The Fed and other banking regulators failed to prevent the housing bubble, they failed to prevent the predatory lending scandal, they failed to prevent our biggest banks and holding companies from engaging in activities that would bring them to the verge of collapse without massive taxpayer bailouts."
She added, "Didn't the Federal Reserve fail to meet its mandates, fail to meet its responsibilities?"
In response, Greenspan returned once again to the issue of capital, arguing that the banking system has been undercapitalized for the past 40 years.
"We were undercapitalizing the banking system probably for 40 or 50 years, and that has to be adjusted," he said.

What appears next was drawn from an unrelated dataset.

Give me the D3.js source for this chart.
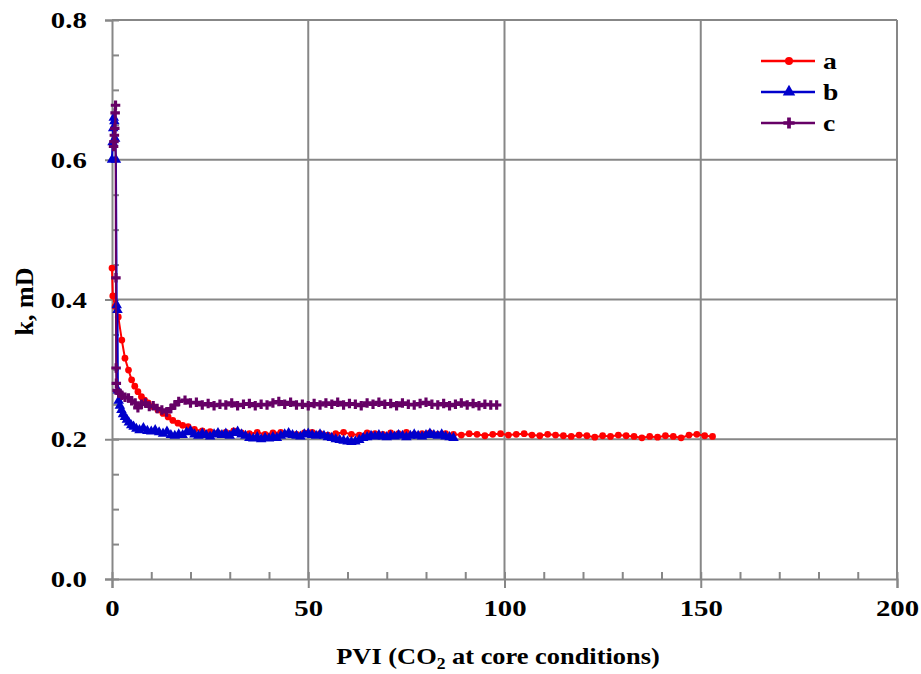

Greenspan also attempted to shift the blame to Congress, arguing that even though lawmakers criticize him now for not making rules to curb certain abusive subprime lending practices, Congress would have been outraged if he had.
He also criticized the credit-rating agencies and a rise in global demand for securitized subprime mortgages.
"If the Fed as a regulator tried to thwart what everyone perceived in, I would say, fairly broad consensus that the trend was in the right direction, homeownership was rising, that was an unmitigated good, then Congress would have clamped down on us," he said. "There is a lot of amnesia that is emerging currently,"
Ultimately, Greenspan suggested that looking back was pointless.
"The issue of retrospective in figuring out what you should've done differently is a really futile activity because you can't, in fact, in the real world do it," he said. "I was right 70% of the time, but I was wrong 30% of time. And there are an awful lot of mistakes in 21 years."